— start —
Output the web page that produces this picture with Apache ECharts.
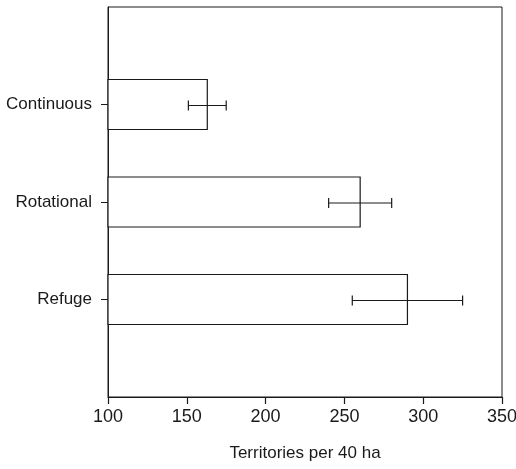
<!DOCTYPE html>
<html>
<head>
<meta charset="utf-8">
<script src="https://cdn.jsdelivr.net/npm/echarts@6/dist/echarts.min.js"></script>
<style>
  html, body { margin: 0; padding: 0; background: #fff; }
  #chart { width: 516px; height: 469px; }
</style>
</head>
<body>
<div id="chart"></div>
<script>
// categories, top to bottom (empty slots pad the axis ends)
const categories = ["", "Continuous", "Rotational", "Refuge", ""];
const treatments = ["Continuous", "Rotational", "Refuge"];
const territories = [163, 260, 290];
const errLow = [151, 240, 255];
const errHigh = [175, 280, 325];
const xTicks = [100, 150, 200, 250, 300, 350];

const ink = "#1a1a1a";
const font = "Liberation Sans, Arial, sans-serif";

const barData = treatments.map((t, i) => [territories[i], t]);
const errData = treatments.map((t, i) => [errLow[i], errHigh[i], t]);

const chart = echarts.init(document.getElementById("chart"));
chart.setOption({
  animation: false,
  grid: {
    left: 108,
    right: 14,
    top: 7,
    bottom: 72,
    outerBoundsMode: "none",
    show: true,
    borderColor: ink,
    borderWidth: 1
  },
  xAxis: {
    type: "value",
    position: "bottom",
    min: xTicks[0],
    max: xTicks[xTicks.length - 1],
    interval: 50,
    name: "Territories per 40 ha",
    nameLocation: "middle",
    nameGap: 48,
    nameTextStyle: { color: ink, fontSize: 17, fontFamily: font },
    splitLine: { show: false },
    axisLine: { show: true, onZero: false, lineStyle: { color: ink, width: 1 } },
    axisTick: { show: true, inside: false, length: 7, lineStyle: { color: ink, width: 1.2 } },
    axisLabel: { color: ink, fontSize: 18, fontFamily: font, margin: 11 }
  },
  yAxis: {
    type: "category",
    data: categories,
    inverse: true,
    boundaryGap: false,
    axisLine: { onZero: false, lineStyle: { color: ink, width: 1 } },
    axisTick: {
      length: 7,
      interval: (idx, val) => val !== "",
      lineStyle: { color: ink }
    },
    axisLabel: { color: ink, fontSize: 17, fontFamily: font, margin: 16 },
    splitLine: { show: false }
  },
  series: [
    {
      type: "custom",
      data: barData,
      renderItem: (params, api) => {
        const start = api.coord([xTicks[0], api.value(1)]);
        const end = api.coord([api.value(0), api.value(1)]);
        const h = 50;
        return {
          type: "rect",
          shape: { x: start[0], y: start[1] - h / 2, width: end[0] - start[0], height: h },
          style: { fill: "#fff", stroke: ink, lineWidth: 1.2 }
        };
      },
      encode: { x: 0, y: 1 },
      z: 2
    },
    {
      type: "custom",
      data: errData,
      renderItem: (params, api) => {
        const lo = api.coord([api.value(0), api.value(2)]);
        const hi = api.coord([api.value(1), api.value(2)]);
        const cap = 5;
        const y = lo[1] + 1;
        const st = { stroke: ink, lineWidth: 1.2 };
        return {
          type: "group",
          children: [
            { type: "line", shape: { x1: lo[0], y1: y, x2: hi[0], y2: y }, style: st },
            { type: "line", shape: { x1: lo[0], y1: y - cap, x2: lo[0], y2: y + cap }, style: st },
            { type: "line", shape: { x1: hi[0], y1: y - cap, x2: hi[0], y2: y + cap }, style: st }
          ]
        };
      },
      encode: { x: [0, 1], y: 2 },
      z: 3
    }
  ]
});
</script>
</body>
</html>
— end —
▶ Do this: Without the pictures, return the listing above from its first line through the line that has "const errData = treatments.map((t, i)".

▶ Output of the task:
Output the web page that produces this picture with Apache ECharts.
<!DOCTYPE html>
<html>
<head>
<meta charset="utf-8">
<script src="https://cdn.jsdelivr.net/npm/echarts@6/dist/echarts.min.js"></script>
<style>
  html, body { margin: 0; padding: 0; background: #fff; }
  #chart { width: 516px; height: 469px; }
</style>
</head>
<body>
<div id="chart"></div>
<script>
// categories, top to bottom (empty slots pad the axis ends)
const categories = ["", "Continuous", "Rotational", "Refuge", ""];
const treatments = ["Continuous", "Rotational", "Refuge"];
const territories = [163, 260, 290];
const errLow = [151, 240, 255];
const errHigh = [175, 280, 325];
const xTicks = [100, 150, 200, 250, 300, 350];

const ink = "#1a1a1a";
const font = "Liberation Sans, Arial, sans-serif";

const barData = treatments.map((t, i) => [territories[i], t]);
const errData = treatments.map((t, i) => [errLow[i], errHigh[i], t]);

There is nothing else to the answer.